Die beklagte Partei ist schuldig, der klagenden Partei die mit 601,44 EUR (darin 100,24 EUR USt) bestimmten Kosten des Revisionsverfahrens binnen 14 Tagen zu ersetzen.

 

Begründung:

[1] Der die Herabsetzung seiner monatlichen Unterhaltspflicht von 1.000 EUR auf 336 EUR anstrebende und in den Vorinstanzen damit teilweise (mit monatlich 376,43 EUR) erfolgreiche Kläger hat GmbH-Geschäftsanteile im Wert von 793.300 EUR veräußert, wobei jedoch sein Verrechnungskonto bei der GmbH mit 741.606,67 EUR belastet war; im Zusammenhang mit der Übertragung der Geschäftsanteile deckte er das Verrechnungskonto mit 200.000 EUR aus einer zu seinen Gunsten von der GmbH abgeschlossenen Pensionszusatzversicherung teilweise ab.

[2] Die Vorinstanzen rechneten dem Kläger fiktive Veranlagungserlöse aus 251.693,33 EUR (der Differenz aus dem Wert der Geschäftsanteile und dem Verrechnungskontosaldo, vermehrt um 200.000 EUR) als einkommens- und damit an sich unterhaltserhöhend an.

[3] Das Berufungsgericht hat die ordentliche Revision nachträglich zur Frage zugelassen, ob die Übertragung der Geschäftsanteile eine Vermögensumschichtung sei, bei der die fiktiven Erträgnisse die Unterhaltsbemessungsgrundlage erhöhen würden.

Rechtliche Beurteilung

[4] Die Revision ist entgegen dem – den Obersten Gerichtshof nicht bindenden (§ 508a Abs 1 iVm § 500 Abs 2 Z 3 ZPO) – Ausspruch des Berufungsgerichts nicht zulässig. Da auch die Revision der Beklagten keine erheblichen Rechtsfragen aufzeigt, kann sich die Entscheidung auf die Ausführung der Zurückweisungsgründe beschränken (§ 510 Abs 3 ZPO).

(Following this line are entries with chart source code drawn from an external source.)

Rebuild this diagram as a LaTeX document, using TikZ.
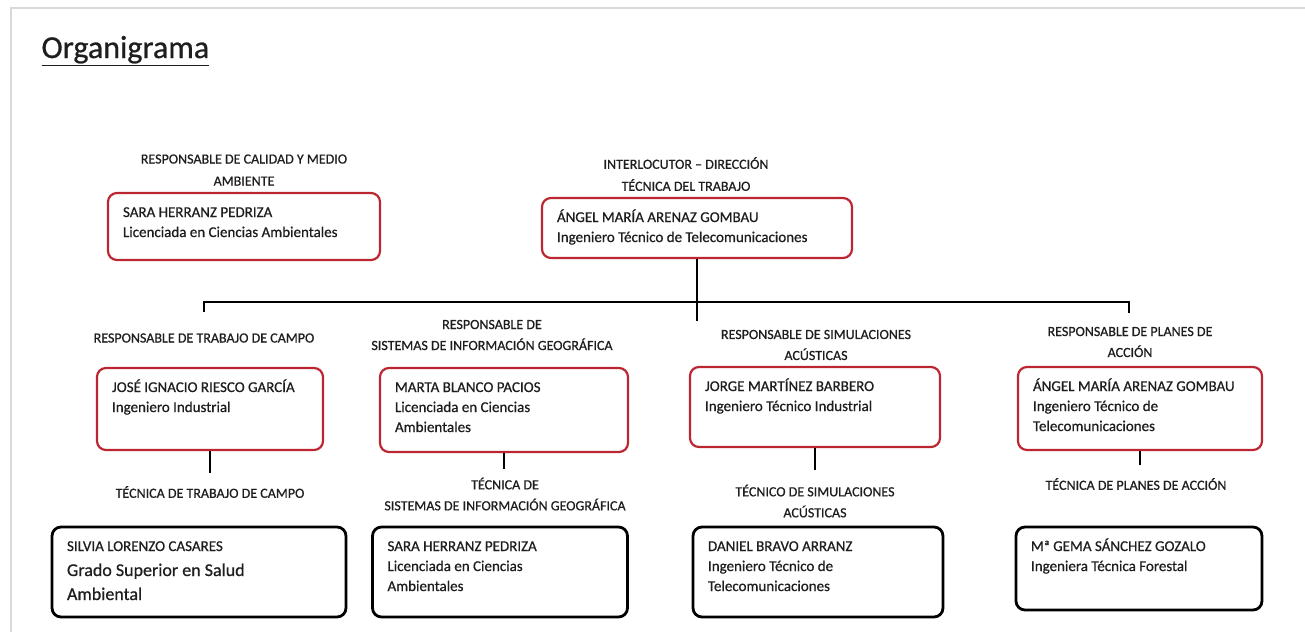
\documentclass[tikz,border=0pt]{standalone}
\usepackage{fontspec}
\setmainfont[FakeBold=0.7]{Carlito}
\usepackage{xcolor}
\definecolor{rojo}{RGB}{188,38,50}
\definecolor{tinta}{RGB}{30,30,30}
\newcommand{\datos}[3]{\parbox[c][#2][t]{#1}{\raggedright\rule{0pt}{16pt}#3}}

\begin{document}
\begin{tikzpicture}[x=1pt,y=-1pt,
		cargo/.style={align=center,text=tinta,inner sep=0pt,font=\fontsize{14}{21}\selectfont},
		jefe/.style={draw=rojo,line width=2.2pt,rounded corners=9pt,inner xsep=15pt,inner ysep=8pt,text=tinta,font=\fontsize{15}{20}\selectfont},
		tecnico/.style={jefe,draw=black,line width=2.8pt},
		linea/.style={line width=2pt}]
	\useasboundingbox (0,0) rectangle (1305,632);
	%% page edge
	\draw[black!15,line width=2.5pt] (11,632) -- (11,8) -- (1305,8);
	%% title
	\node (titulo) at (38,58) [anchor=base west,text=tinta,font=\fontsize{32}{36}\selectfont] {\underline{Organigrama}};
	%% top level
	\node (tcalidad) at (244,170) [cargo] {RESPONSABLE DE CALIDAD Y MEDIO\\[1pt]AMBIENTE};
	\node (calidad) at (244,226.5) [jefe] {\datos{242pt}{51pt}{SARA HERRANZ PEDRIZA\\Licenciada en Ciencias Ambientales}};
	\node (tdir) at (686,174) [cargo] {INTERLOCUTOR -- DIRECCIÓN\\[1pt]TÉCNICA DEL TRABAJO};
	\node (dir) at (697,228) [jefe] {\datos{280pt}{44pt}{ÁNGEL MARÍA ARENAZ GOMBAU\\Ingeniero Técnico de Telecomunicaciones}};
	%% bus
	\coordinate (busI) at (204,302);
	\coordinate (busD) at (1129,302);
	\draw[linea] (dir.south) -- ++(0,62);
	\draw[linea] ([yshift=-10pt]busI) -- (busI) -- (busD) -- ([yshift=-11pt]busD);
	%% responsables
	\node (tcampo) at (204,338) [cargo] {RESPONSABLE DE TRABAJO DE CAMPO};
	\node (campo) at (210,409) [jefe] {\datos{196pt}{66pt}{JOSÉ IGNACIO RIESCO GARCÍA\\Ingeniero Industrial}};
	\node (tsig) at (492,335) [cargo] {RESPONSABLE DE\\SISTEMAS DE INFORMACIÓN GEOGRÁFICA};
	\node (sig) at (504,410) [jefe] {\datos{218pt}{68pt}{MARTA BLANCO PACIOS\\Licenciada en Ciencias\\Ambientales}};
	\node (tsim) at (816,345) [cargo] {RESPONSABLE DE SIMULACIONES\\ACÚSTICAS};
	\node (sim) at (815,407) [jefe] {\datos{220pt}{64pt}{JORGE MARTÍNEZ BARBERO\\Ingeniero Técnico Industrial}};
	\node (tplan) at (1130,342) [cargo] {RESPONSABLE DE PLANES DE\\ACCIÓN};
	\node (plan) at (1140,408.5) [jefe] {\datos{214pt}{67pt}{ÁNGEL MARÍA ARENAZ GOMBAU\\Ingeniero Técnico de\\Telecomunicaciones}};
	%% tecnicos
	\node (ttcampo) at (210,492) [cargo] {TÉCNICA DE TRABAJO DE CAMPO};
	\node (tcampo2) at (199,572) [tecnico] {\datos{264pt}{74pt}{SILVIA LORENZO CASARES\\[2pt]{\fontsize{18}{23}\selectfont Grado Superior en Salud\\[4pt]Ambiental}}};
	\node (ttsig) at (505,494) [cargo] {TÉCNICA DE\\SISTEMAS DE INFORMACIÓN GEOGRÁFICA};
	\node (tsig2) at (500,572) [tecnico] {\datos{225pt}{74pt}{SARA HERRANZ PEDRIZA\\Licenciada en Ciencias\\Ambientales}};
	\node (ttsim) at (815,501) [cargo] {TÉCNICO DE SIMULACIONES\\ACÚSTICAS};
	\node (tsim2) at (818,572) [tecnico] {\datos{220pt}{74pt}{DANIEL BRAVO ARRANZ\\Ingeniero Técnico de\\Telecomunicaciones}};
	\node (ttplan) at (1136,484) [cargo] {TÉCNICA DE PLANES DE ACCIÓN};
	\node (tplan2) at (1139,568.5) [tecnico] {\datos{216pt}{67pt}{Mª GEMA SÁNCHEZ GOZALO\\Ingeniera Técnica Forestal}};
	%% links down
	\draw[linea,shorten >=13pt] (campo.south) -- (campo.south |- ttcampo.north);
	\draw[linea,shorten >=8pt] (sig.south) -- (sig.south |- ttsig.north);
	\draw[linea,shorten >=14pt] (sim.south) -- (sim.south |- ttsim.north);
	\draw[linea,shorten >=13pt] (plan.south) -- (plan.south |- ttplan.north);
\end{tikzpicture}
\end{document}
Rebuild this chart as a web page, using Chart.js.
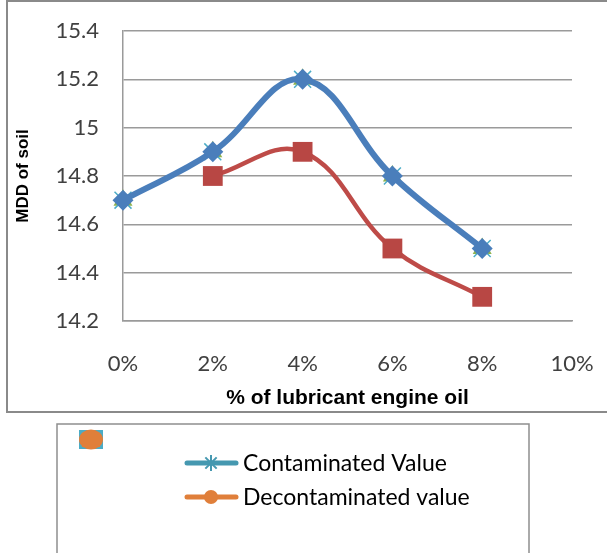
<!DOCTYPE html>
<html>
<head>
<meta charset="utf-8">
<script src="https://cdn.jsdelivr.net/npm/chart.js@4.4.1/dist/chart.umd.min.js"></script>
<style>
  html, body { margin: 0; padding: 0; background: #ffffff; }
  #wrap { width: 607px; height: 553px; position: relative; }
</style>
</head>
<body>
<div id="wrap"><canvas id="c" width="607" height="553"></canvas></div>
<script>
// Oil content categories and MDD readings
const categories = ['0%', '2%', '4%', '6%', '8%', '10%'];
const contaminated = [14.7, 14.9, 15.2, 14.8, 14.5, null];
const decontaminated = [null, 14.8, 14.9, 14.5, 14.3, null];
const yTickLabels = ['14.2', '14.4', '14.6', '14.8', '15', '15.2', '15.4'];
const seriesNames = ['Contaminated Value', 'Decontaminated value'];
const xTitle = '% of lubricant engine oil';
const yTitle = 'MDD of soil';

const GRID = '#9a9a9a';
const TICK_FONT = { family: 'Lato', size: 22 };

// Frame around the plot and the separate legend panel underneath it
const framePlugin = {
  id: 'frame',
  beforeDraw(chart) {
    const ctx = chart.ctx;
    ctx.save();
    ctx.fillStyle = '#ffffff';
    ctx.fillRect(0, 0, chart.width, chart.height);
    ctx.strokeStyle = '#8a8a8a';
    ctx.lineWidth = 2;
    ctx.strokeRect(7, 1, 640, 411);
    ctx.restore();
  },
  afterDraw(chart) {
    const ctx = chart.ctx;
    ctx.save();
    ctx.strokeStyle = '#8e8e8e';
    ctx.lineWidth = 1.5;
    ctx.strokeRect(57, 424, 472, 200);

    // small stray key swatch in the panel corner
    ctx.fillStyle = '#4BACC6';
    ctx.fillRect(79, 430, 24, 19);
    ctx.fillStyle = '#E07F3A';
    ctx.beginPath();
    ctx.ellipse(91, 439.5, 12, 10, 0, 0, Math.PI * 2);
    ctx.fill();
    ctx.fillRect(82, 433, 18, 14);

    const entries = [
      { label: seriesNames[0], color: '#4598B0', style: 'star', y: 463 },
      { label: seriesNames[1], color: '#E07F3A', style: 'circle', y: 497 }
    ];
    entries.forEach(e => {
      ctx.strokeStyle = e.color;
      ctx.lineWidth = 5;
      ctx.lineCap = 'round';
      ctx.beginPath();
      ctx.moveTo(187, e.y);
      ctx.lineTo(236, e.y);
      ctx.stroke();
      ctx.fillStyle = e.color;
      ctx.strokeStyle = e.color;
      if (e.style === 'circle') {
        ctx.beginPath();
        ctx.arc(211, e.y, 7, 0, Math.PI * 2);
        ctx.fill();
      } else {
        ctx.lineWidth = 2;
        ctx.lineCap = 'butt';
        Chart.helpers.drawPoint(ctx, { pointStyle: 'star', radius: 8, borderWidth: 2, rotation: 0 }, 211, e.y);
      }
      ctx.fillStyle = '#000000';
      ctx.font = '23px Lato';
      ctx.textAlign = 'left';
      ctx.textBaseline = 'middle';
      ctx.fillText(e.label, 243, e.y + 1);
    });
    ctx.restore();
  }
};

function draw() {
  new Chart(document.getElementById('c'), {
    type: 'line',
    data: {
      labels: categories,
      datasets: [
        {
          label: seriesNames[1],
          data: decontaminated,
          borderColor: '#BE4B48',
          backgroundColor: '#BE4B48',
          borderWidth: 4.5,
          tension: 0.4,
          pointStyle: 'rect',
          pointRadius: 14,
          pointBorderWidth: 0,
          pointBackgroundColor: '#B84744',
          clip: false,
          order: 0
        },
        {
          label: seriesNames[0],
          data: contaminated,
          borderColor: '#4A7EBB',
          backgroundColor: '#4A7EBB',
          borderWidth: 6,
          tension: 0.4,
          pointStyle: 'rectRot',
          pointRadius: 10.5,
          pointBorderWidth: 0,
          pointBackgroundColor: '#4A7EBB',
          clip: false,
          order: 1
        },
        {
          label: seriesNames[0] + ' ',
          data: contaminated,
          showLine: false,
          pointStyle: 'crossRot',
          pointRadius: 12,
          pointBorderWidth: 1.5,
          pointBorderColor: '#4BACC6',
          pointBackgroundColor: '#4BACC6',
          clip: false,
          order: 2
        },
        {
          label: seriesNames[0] + '  ',
          data: contaminated,
          showLine: false,
          pointStyle: 'triangle',
          pointRadius: 11,
          pointBorderWidth: 0,
          pointBackgroundColor: '#8FB34E',
          clip: false,
          order: 3
        }
      ]
    },
    options: {
      responsive: false,
      animation: false,
      devicePixelRatio: 1,
      layout: { padding: { left: 0, top: 31, right: 35, bottom: 141 } },
      plugins: {
        legend: { display: false },
        tooltip: { enabled: false }
      },
      scales: {
        x: {
          type: 'category',
          offset: false,
          grid: { display: false, drawTicks: false },
          border: { display: true, color: GRID, width: 1.5 },
          ticks: { font: TICK_FONT, color: '#404040', padding: 30, maxRotation: 0, autoSkip: false },
          title: {
            display: true, text: xTitle, color: '#000000',
            font: { family: 'Liberation Sans', weight: 'bold', size: 21 },
            padding: { top: 0, bottom: 1 }
          },
          afterFit(scale) {
            scale.height = 91;
            scale.paddingLeft = 0;
            scale.paddingRight = 0;
          }
        },
        y: {
          min: 14.2,
          max: 15.4,
          grid: { color: GRID, lineWidth: 1.5, drawTicks: false },
          border: { display: true, color: GRID, width: 1.5 },
          ticks: {
            stepSize: 0.2,
            font: TICK_FONT,
            color: '#404040',
            padding: 24,
            callback: (v, i) => yTickLabels[i]
          },
          title: {
            display: true, text: yTitle, color: '#000000',
            font: { family: 'Liberation Sans', weight: 'bold', size: 17 },
            padding: { top: 13, bottom: 0 }
          },
          afterFit(scale) {
            scale.width = 123;
            scale.paddingTop = 0;
            scale.paddingBottom = 0;
          }
        }
      }
    },
    plugins: [framePlugin]
  });
}

Promise.all([
  document.fonts.load('22px Lato'),
  document.fonts.load('bold 19px "Liberation Sans"')
]).then(draw, draw);
</script>
</body>
</html>
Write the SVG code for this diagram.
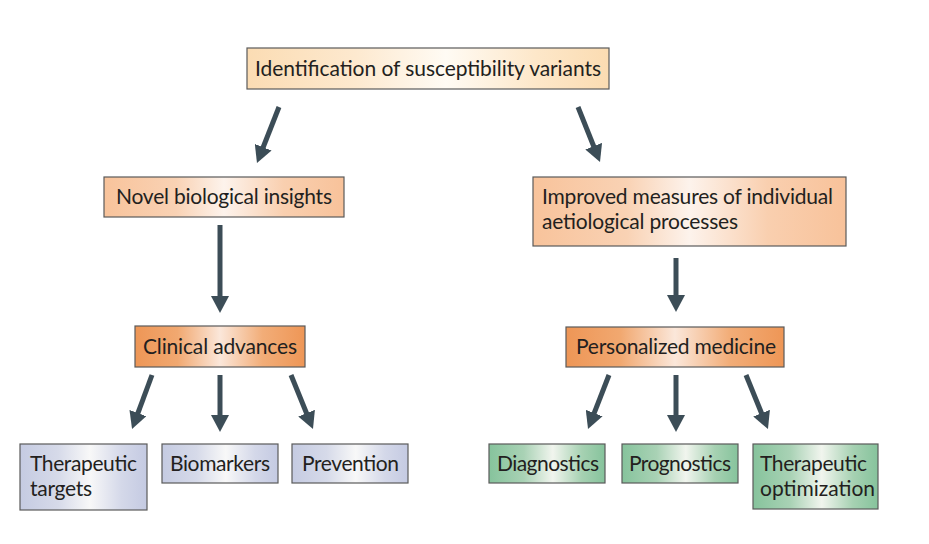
<svg xmlns="http://www.w3.org/2000/svg" width="929" height="544" viewBox="0 0 929 544">
<defs>
<linearGradient id="gTop" x1="0" y1="0" x2="1" y2="0">
<stop offset="0" stop-color="#fbdcb3"/><stop offset="0.3" stop-color="#fde9cf"/><stop offset="0.55" stop-color="#fffbf4"/><stop offset="0.8" stop-color="#fde7c9"/><stop offset="1" stop-color="#fbdcb2"/>
</linearGradient>
<linearGradient id="gPeach" x1="0" y1="0" x2="1" y2="0">
<stop offset="0" stop-color="#f8c39b"/><stop offset="0.3" stop-color="#f9d2b4"/><stop offset="0.5" stop-color="#fdf3ec"/><stop offset="0.75" stop-color="#f9cfaf"/><stop offset="1" stop-color="#f8c29a"/>
</linearGradient>
<linearGradient id="gOrange" x1="0" y1="0" x2="1" y2="0">
<stop offset="0" stop-color="#ee9656"/><stop offset="0.25" stop-color="#f1a870"/><stop offset="0.5" stop-color="#fbe7da"/><stop offset="0.75" stop-color="#f2ad78"/><stop offset="1" stop-color="#ee9656"/>
</linearGradient>
<linearGradient id="gBlue" x1="0" y1="0" x2="1" y2="0">
<stop offset="0" stop-color="#c5cbe2"/><stop offset="0.3" stop-color="#d6dae9"/><stop offset="0.55" stop-color="#f8f8f8"/><stop offset="0.8" stop-color="#d4d8e9"/><stop offset="1" stop-color="#c4cae2"/>
</linearGradient>
<linearGradient id="gGreen" x1="0" y1="0" x2="1" y2="0">
<stop offset="0" stop-color="#86c39c"/><stop offset="0.3" stop-color="#a9d2b5"/><stop offset="0.55" stop-color="#f1f5ee"/><stop offset="0.8" stop-color="#a6d1b2"/><stop offset="1" stop-color="#86c39c"/>
</linearGradient>
<marker id="ah" viewBox="0 0 17 18" refX="3" refY="9" markerWidth="17" markerHeight="18" markerUnits="userSpaceOnUse" orient="auto">
<path d="M0,0 L17,9 L0,18 z" fill="#3c4d57"/>
</marker>
</defs>
<style>
.box{stroke:#5a5a5a;stroke-width:1.2}
.t{font-family:Lato,"Open Sans","Liberation Sans",sans-serif;font-size:21px;fill:#231f20}
.a{stroke:#3c4d57;stroke-width:5;fill:none;marker-end:url(#ah)}
</style>
<g id="connectors">
<line class="a" x1="279" y1="107" x2="262.1" y2="150"/>
<line class="a" x1="578" y1="107" x2="594.8" y2="149"/>
<line class="a" x1="220" y1="225" x2="220" y2="299"/>
<line class="a" x1="676" y1="258" x2="676" y2="298"/>
<line class="a" x1="152" y1="375" x2="136.9" y2="415.9"/>
<line class="a" x1="220" y1="375" x2="220" y2="418"/>
<line class="a" x1="291" y1="375" x2="307.7" y2="416"/>
<line class="a" x1="609" y1="375" x2="593.1" y2="415.9"/>
<line class="a" x1="676" y1="375" x2="676" y2="418"/>
<line class="a" x1="746" y1="375" x2="762.7" y2="416"/>
</g>
<g id="identification">
<rect class="box" x="247" y="48" width="362" height="41" fill="url(#gTop)"/>
<text class="t" x="255" y="76" textLength="346">Identification of susceptibility variants</text>
</g>
<g id="novel">
<rect class="box" x="104" y="177" width="240" height="40" fill="url(#gPeach)"/>
<text class="t" x="116" y="204" textLength="216">Novel biological insights</text>
</g>
<g id="improved">
<rect class="box" x="533" y="177" width="313" height="69" fill="url(#gPeach)"/>
<text class="t" x="542" y="204" textLength="291">Improved measures of individual</text>
<text class="t" x="542" y="229" textLength="196">aetiological processes</text>
</g>
<g id="clinical">
<rect class="box" x="135" y="326" width="170" height="41" fill="url(#gOrange)"/>
<text class="t" x="143" y="354" textLength="154">Clinical advances</text>
</g>
<g id="personalized">
<rect class="box" x="566" y="327" width="218" height="40" fill="url(#gOrange)"/>
<text class="t" x="576" y="354" textLength="200">Personalized medicine</text>
</g>
<g id="therapeutic-targets">
<rect class="box" x="20" y="444" width="127" height="66" fill="url(#gBlue)"/>
<text class="t" x="30" y="471" textLength="107">Therapeutic</text>
<text class="t" x="30" y="496" textLength="62">targets</text>
</g>
<g id="biomarkers">
<rect class="box" x="162" y="444" width="116" height="39" fill="url(#gBlue)"/>
<text class="t" x="170" y="471" textLength="100">Biomarkers</text>
</g>
<g id="prevention">
<rect class="box" x="292" y="444" width="116" height="39" fill="url(#gBlue)"/>
<text class="t" x="302" y="471" textLength="97">Prevention</text>
</g>
<g id="diagnostics">
<rect class="box" x="489" y="444" width="116" height="39" fill="url(#gGreen)"/>
<text class="t" x="497" y="471" textLength="102">Diagnostics</text>
</g>
<g id="prognostics">
<rect class="box" x="622" y="444" width="116" height="39" fill="url(#gGreen)"/>
<text class="t" x="629" y="471" textLength="102">Prognostics</text>
</g>
<g id="therapeutic-optimization">
<rect class="box" x="753" y="444" width="125" height="65" fill="url(#gGreen)"/>
<text class="t" x="760" y="471" textLength="107">Therapeutic</text>
<text class="t" x="760" y="496" textLength="115">optimization</text>
</g>
</svg>
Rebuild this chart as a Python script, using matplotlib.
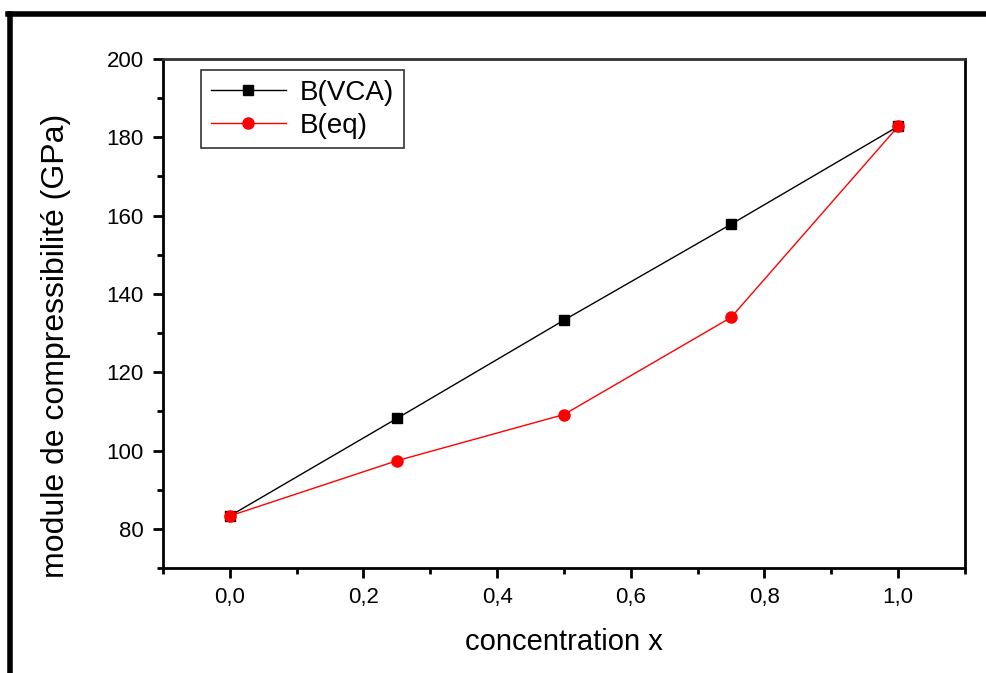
import matplotlib
matplotlib.use("Agg")
import matplotlib.pyplot as plt
from matplotlib.ticker import MultipleLocator, FuncFormatter
from matplotlib.lines import Line2D

plt.rcParams['font.family'] = ['Liberation Sans', 'DejaVu Sans']

x = [0.0, 0.25, 0.5, 0.75, 1.0]
b_vca = [83.3, 108.2, 133.3, 157.8, 182.8]
b_eq = [83.3, 97.4, 109.2, 134.0, 182.8]

fig = plt.figure(figsize=(9.87, 6.73), dpi=100)
ax = fig.add_axes([0.1651, 0.156, 0.8126, 0.7563])

ax.plot(x, b_vca, color='black', lw=1, marker='s', ms=7.5, mfc='black', mec='black', label="B(VCA)")
ax.plot(x, b_eq, color='red', lw=1, marker='o', ms=8, mfc='red', mec='red', label="B(eq)")

ax.set_xlim(-0.1, 1.1)
ax.set_ylim(70, 200)
ax.xaxis.set_major_locator(MultipleLocator(0.2))
ax.xaxis.set_minor_locator(MultipleLocator(0.1))
ax.yaxis.set_major_locator(MultipleLocator(20))
ax.yaxis.set_minor_locator(MultipleLocator(10))
ax.xaxis.set_major_formatter(FuncFormatter(lambda v, p: f"{v:.1f}".replace(".", ",")))
ax.tick_params(which='major', direction='out', length=7, width=2, labelsize=16, pad=7)
ax.tick_params(which='minor', direction='out', length=4, width=2)
ax.tick_params(top=False, right=False)
for s in ax.spines.values():
    s.set_linewidth(2)
ax.spines['top'].set_color('#333333')

ax.set_xlabel("concentration x", fontsize=21, labelpad=14)
ax.set_ylabel("module de compressibilité (GPa)", fontsize=23)
ax.yaxis.set_label_coords(-0.115, 0.436)

handles = [Line2D([], [], color='black', lw=1, marker='s', ms=7.5),
           Line2D([], [], color='red', lw=1, marker='o', ms=8)]
leg = ax.legend(handles, ["B(VCA)", "B(eq)"], loc='upper left', bbox_to_anchor=(0.037, 0.995),
                fontsize=20, frameon=True, fancybox=False, edgecolor='black',
                handlelength=2.7, borderpad=0.35, labelspacing=0.25, handletextpad=0.5,
                borderaxespad=0.3)
leg.get_frame().set_linewidth(1.2)

# outer frame of the screenshot
fig.add_artist(Line2D([8 / 987, 1.0], [1 - 14 / 673, 1 - 14 / 673], color='black', lw=4, transform=fig.transFigure))
fig.add_artist(Line2D([10 / 987, 10 / 987], [0, 1 - 14 / 673], color='black', lw=4, transform=fig.transFigure))

fig.savefig("out.png", dpi=100)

[5] 1. Unterhaltsbemessungen sind grundsätzlich Einzelfallentscheidungen (RS0007204 [T12]). Eine erhebliche Rechtsfrage liegt nur dann vor, wenn das Gericht zweiter Instanz erkennbar gesetzliche Bemessungsfaktoren unbeachtet gelassen oder bei ihrer Beurteilung gegen den Willen des Gesetzgebers verstoßen hat (RS0053263 [T3]). Ob die Voraussetzungen für eine Anspannung gegeben sind oder nicht, richtet sich ebenso nach den konkreten Umständen des jeweiligen Einzelfalls (RS0113751) wie die Frage, ob und in welchem Umfang dem Unterhaltspflichtigen – ausnahmsweise – die Heranziehung des Vermögensstammes zumutbar ist (vgl RS0047414 [T1]; RS0047470).

[6] 2. Zur Zulassungsfrage hat der Oberste Gerichtshof die einschlägige Rechtslage bereits in der dieselben Parteien und denselben Tatsachenkomplex (jedoch andere Unterhaltszeiträume) betreffenden Entscheidung 6 Ob 6/21g erschöpfend dargelegt.

[7] 3.1. Die Revision äußert sich zur Zulassungsfrage auch nicht, sondern strebt nunmehr an, dass nicht nur der Erlös aus der Veranlagung des Werts der GmbH sowie des dem Kläger als zugeflossen anzusehenden Betrags von 200.000 EUR als Einkommen anzurechnen seien, sondern auch weitere 541.606,67 EUR (betraglich erkennbar die Differenz von 251.693,33 EUR und dem Betrag des Firmenwerts von 793.300 EUR). Die Beklagte begründet dies damit, dass der Kläger nicht bewiesen habe, dass die Schulden keine Privatschulden seien.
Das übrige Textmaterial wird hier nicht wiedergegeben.